— What you are asked to do —
Return each line of the data below verbatim; pictures are to be left out.

Lines of data:
-=-=-=-=-
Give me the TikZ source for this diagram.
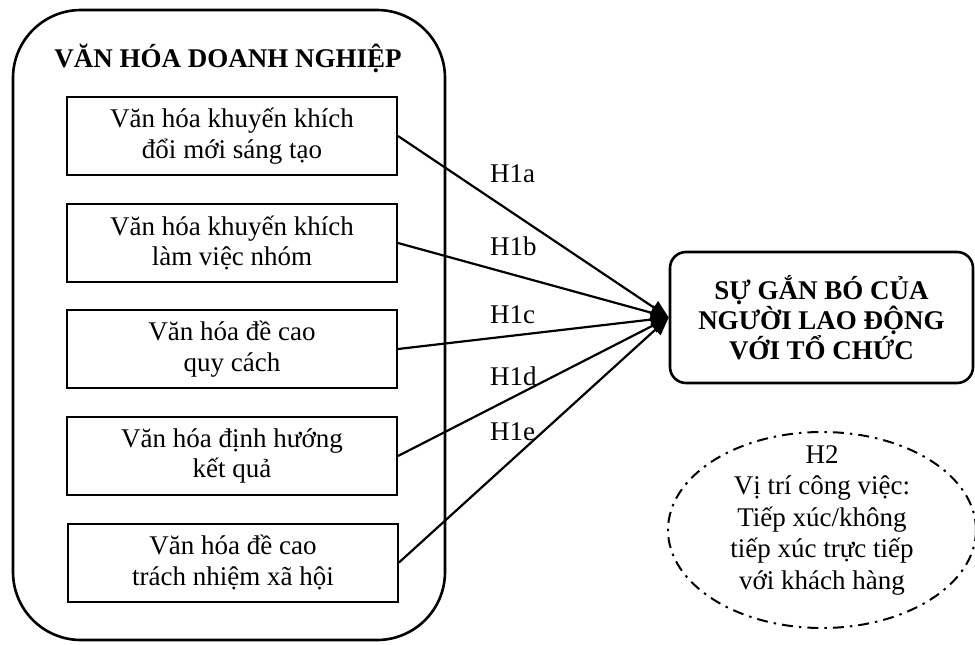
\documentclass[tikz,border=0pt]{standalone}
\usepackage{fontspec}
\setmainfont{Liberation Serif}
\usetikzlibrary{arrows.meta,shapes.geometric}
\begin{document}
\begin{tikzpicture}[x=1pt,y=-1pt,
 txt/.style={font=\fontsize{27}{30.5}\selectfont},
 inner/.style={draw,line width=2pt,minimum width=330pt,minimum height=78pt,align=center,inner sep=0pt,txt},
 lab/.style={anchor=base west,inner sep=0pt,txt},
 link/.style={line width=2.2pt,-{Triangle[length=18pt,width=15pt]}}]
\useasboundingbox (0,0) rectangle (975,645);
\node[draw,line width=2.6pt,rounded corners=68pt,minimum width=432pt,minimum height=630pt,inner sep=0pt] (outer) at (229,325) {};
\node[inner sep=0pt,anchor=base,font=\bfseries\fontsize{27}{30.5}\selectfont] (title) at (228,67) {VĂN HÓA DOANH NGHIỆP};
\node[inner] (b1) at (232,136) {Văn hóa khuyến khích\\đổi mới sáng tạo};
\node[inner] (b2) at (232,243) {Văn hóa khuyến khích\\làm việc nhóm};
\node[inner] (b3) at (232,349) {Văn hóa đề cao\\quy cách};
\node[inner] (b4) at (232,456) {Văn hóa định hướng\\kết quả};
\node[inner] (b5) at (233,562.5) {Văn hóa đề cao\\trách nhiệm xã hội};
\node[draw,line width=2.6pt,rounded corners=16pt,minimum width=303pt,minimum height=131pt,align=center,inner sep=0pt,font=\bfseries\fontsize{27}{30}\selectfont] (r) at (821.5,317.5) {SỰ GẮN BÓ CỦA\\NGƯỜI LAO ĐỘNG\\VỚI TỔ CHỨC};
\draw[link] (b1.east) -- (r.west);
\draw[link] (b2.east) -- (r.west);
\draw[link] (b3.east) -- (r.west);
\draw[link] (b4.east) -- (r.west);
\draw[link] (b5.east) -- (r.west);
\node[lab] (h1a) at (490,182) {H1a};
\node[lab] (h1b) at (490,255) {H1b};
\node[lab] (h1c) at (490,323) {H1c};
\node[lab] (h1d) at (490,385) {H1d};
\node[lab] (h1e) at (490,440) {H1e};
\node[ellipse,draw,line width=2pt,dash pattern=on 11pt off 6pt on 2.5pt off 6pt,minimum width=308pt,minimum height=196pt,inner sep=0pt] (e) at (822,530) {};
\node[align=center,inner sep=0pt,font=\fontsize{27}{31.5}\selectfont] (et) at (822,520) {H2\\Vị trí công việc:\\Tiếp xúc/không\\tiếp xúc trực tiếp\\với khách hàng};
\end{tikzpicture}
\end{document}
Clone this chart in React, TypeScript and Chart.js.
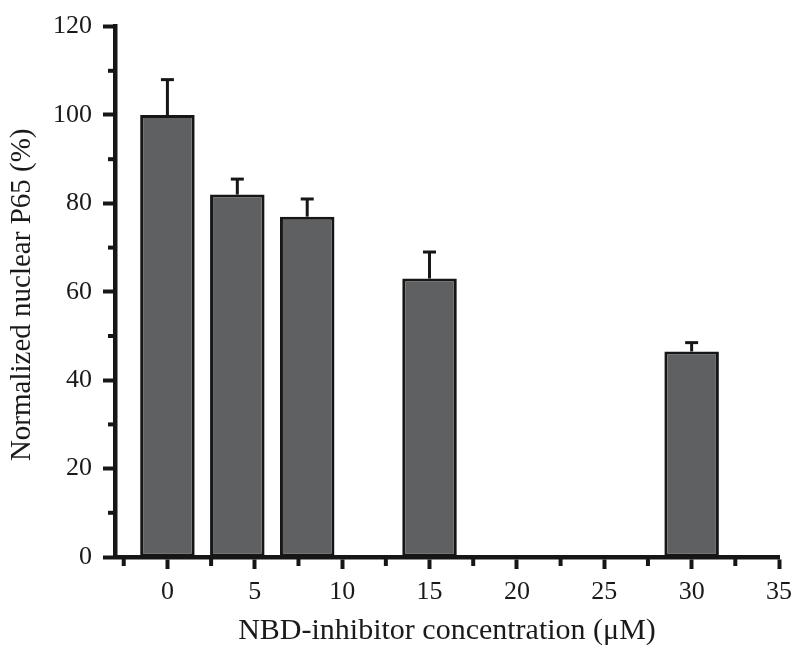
-=-=-=-=-
— Completed exercise —
Give me the TikZ source for this diagram.
\documentclass[tikz,border=0pt]{standalone}
\usepackage{fontspec}
\setmainfont{Liberation Serif}
\usetikzlibrary{arrows.meta,shapes.geometric}
\begin{document}
\begin{tikzpicture}[x=1pt,y=-1pt,
 txt/.style={font=\fontsize{27}{30.5}\selectfont},
 inner/.style={draw,line width=2pt,minimum width=330pt,minimum height=78pt,align=center,inner sep=0pt,txt},
 lab/.style={anchor=base west,inner sep=0pt,txt},
 link/.style={line width=2.2pt,-{Triangle[length=18pt,width=15pt]}}]
\useasboundingbox (0,0) rectangle (975,645);
\node[draw,line width=2.6pt,rounded corners=68pt,minimum width=432pt,minimum height=630pt,inner sep=0pt] (outer) at (229,325) {};
\node[inner sep=0pt,anchor=base,font=\bfseries\fontsize{27}{30.5}\selectfont] (title) at (228,67) {VĂN HÓA DOANH NGHIỆP};
\node[inner] (b1) at (232,136) {Văn hóa khuyến khích\\đổi mới sáng tạo};
\node[inner] (b2) at (232,243) {Văn hóa khuyến khích\\làm việc nhóm};
\node[inner] (b3) at (232,349) {Văn hóa đề cao\\quy cách};
\node[inner] (b4) at (232,456) {Văn hóa định hướng\\kết quả};
\node[inner] (b5) at (233,562.5) {Văn hóa đề cao\\trách nhiệm xã hội};
\node[draw,line width=2.6pt,rounded corners=16pt,minimum width=303pt,minimum height=131pt,align=center,inner sep=0pt,font=\bfseries\fontsize{27}{30}\selectfont] (r) at (821.5,317.5) {SỰ GẮN BÓ CỦA\\NGƯỜI LAO ĐỘNG\\VỚI TỔ CHỨC};
\draw[link] (b1.east) -- (r.west);
\draw[link] (b2.east) -- (r.west);
\draw[link] (b3.east) -- (r.west);
\draw[link] (b4.east) -- (r.west);
\draw[link] (b5.east) -- (r.west);
\node[lab] (h1a) at (490,182) {H1a};
\node[lab] (h1b) at (490,255) {H1b};
\node[lab] (h1c) at (490,323) {H1c};
\node[lab] (h1d) at (490,385) {H1d};
\node[lab] (h1e) at (490,440) {H1e};
\node[ellipse,draw,line width=2pt,dash pattern=on 11pt off 6pt on 2.5pt off 6pt,minimum width=308pt,minimum height=196pt,inner sep=0pt] (e) at (822,530) {};
\node[align=center,inner sep=0pt,font=\fontsize{27}{31.5}\selectfont] (et) at (822,520) {H2\\Vị trí công việc:\\Tiếp xúc/không\\tiếp xúc trực tiếp\\với khách hàng};
\end{tikzpicture}
\end{document}
Clone this chart in React, TypeScript and Chart.js.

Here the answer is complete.